Here’s how it works:

You read something, hear a lecture, take in some information you want to learn and apply.

Later, after some time has passed, you retrieve the info from your memory. Not while looking at your notes, or rewatching the video, but by reflecting on what you learned and then retrieving it from your memory. When you can recall the pieces you already know, without reliance on the source material, you embed it in your brain for easier recall later.

Of course, this retrieval approach takes practice. But, for me, it has proven so much more effective for recalling and applying the information I read in books, or hear in workshops.

Not only do I remember what I learned, but I also absorbed the material in a way that allowed me to apply it in all kinds of ways. It helped the knowledge become practical, and that is satisfying and exciting.
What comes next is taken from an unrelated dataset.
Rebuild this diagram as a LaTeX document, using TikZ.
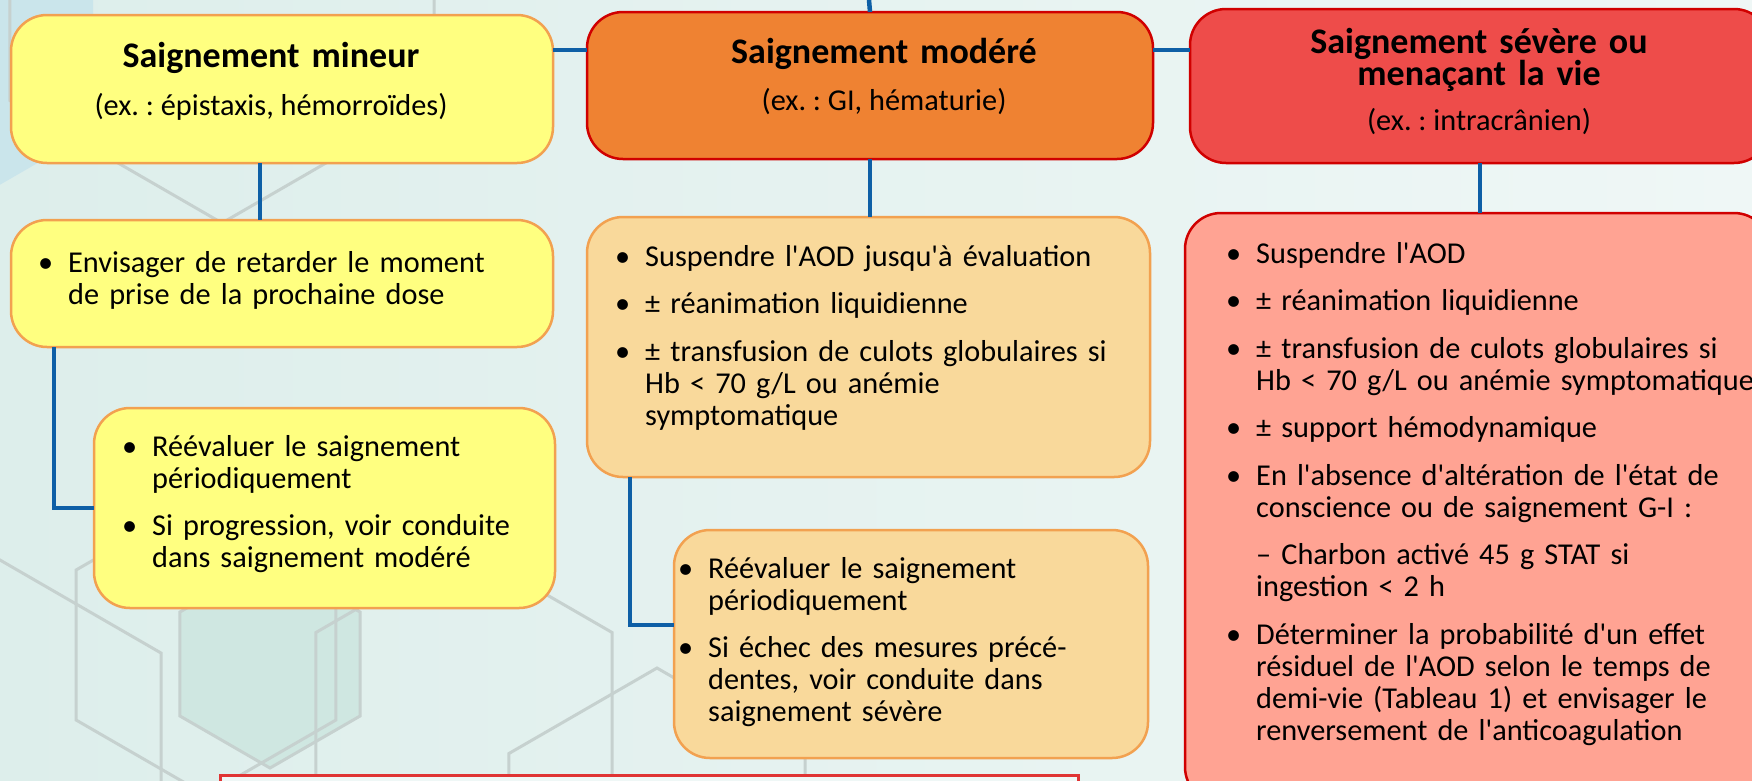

For school-age students, learning experts suggest using practice tests, short quizzes, and even flashcards to first prompt students to recall the information they learned earlier in the lesson without looking at notes.

It’s the pulling out of the information—the unaided retrieval step—that seems to support learning.

Once you’ve retrieved the information, go ahead and check your notes, rewatch the lecture, read over the book passage again, and look at the materials to clarify anything you didn't understand or recall. In the end, this approach helps ideas stick.

So, next time a question comes to mind, take a minute to reflect on what you know and recall what you can about a topic before you fire up Google or turn to the book. Practice retrieving the information you may already have and you’re more likely to fire up learning and collect information that you can put to use.